Students' needs will be dependent on their career plans. If they intend to do graduate work in physics, this course, if it is planned wisely and perhaps taken twice (with different topics, of course), can, together with independent study, correct shortcomings in their preparation. The department will try to assess student needs when scheduling this course.

 

Detailed Description of Conduct of Course

This course will be taught either as a lecture/lab course or a four-semester hour lecture course. Lecture periods will follow the standard exposition/worked examples/discussion format. If labs are included, they could be verification-type experiments, open-ended experiments, student-designed experiments, or some combination of these, depending on the instructor, and the desires and abilities of the students.

 

Goals and Objectives of Course

The specific goals of a particular offering of this course will obviously depend on the subject chosen. However, in general, it is hoped that most students taking this course will have sufficient physics background and/or ability so that the material can be covered at a level which is appreciably beyond the level of elementary physics (i.e., PHYS 221:222). (Note: although no physics beyond PHYS 222, in fact PHYS 112, is required for this course, it is expected that most students in PHYS 450 will have taken one or more additional three- or four-hundred level physics courses beforehand).

 

Assessment Measures

These will depend on the nature of the course and on the instructor. Clearly, problem-solving ability will be measured by the doing of problems -- on homework, tests, or the exam.

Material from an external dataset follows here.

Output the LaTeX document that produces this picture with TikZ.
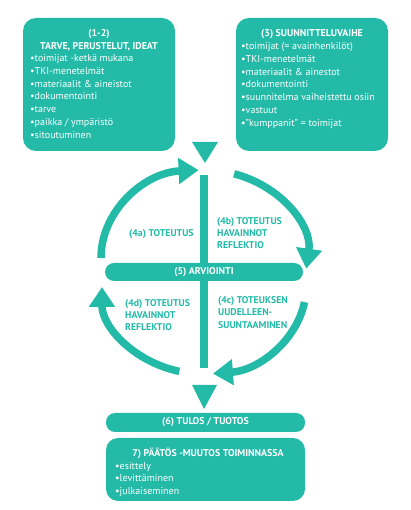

Lab skills assessment, if appropriate, will probably be partially dependent on the format of the lab. But certainly verbal (written and/or oral) presentations of procedures, results, and conclusions will be important.

 

Other Course Information

First offered in Spring 1991, as a lecture-only course in quantum mechanics.

Students taking this course for graduate credit have two options. They may either: (1) demonstrate a level of proficiency with the material beyond that of the undergraduate students, or (2) submit a library research paper on a topic related to the course material. In the first case, additional homework problems, including problems of greater complexity, will be assigned; in addition, one of the problems on each test and the exam will be replaced by a more sophisticated problem. In the second case, the topic of the paper, its length, and its expected level of scientific maturity will be discussed with the instructor at the beginning of the semester.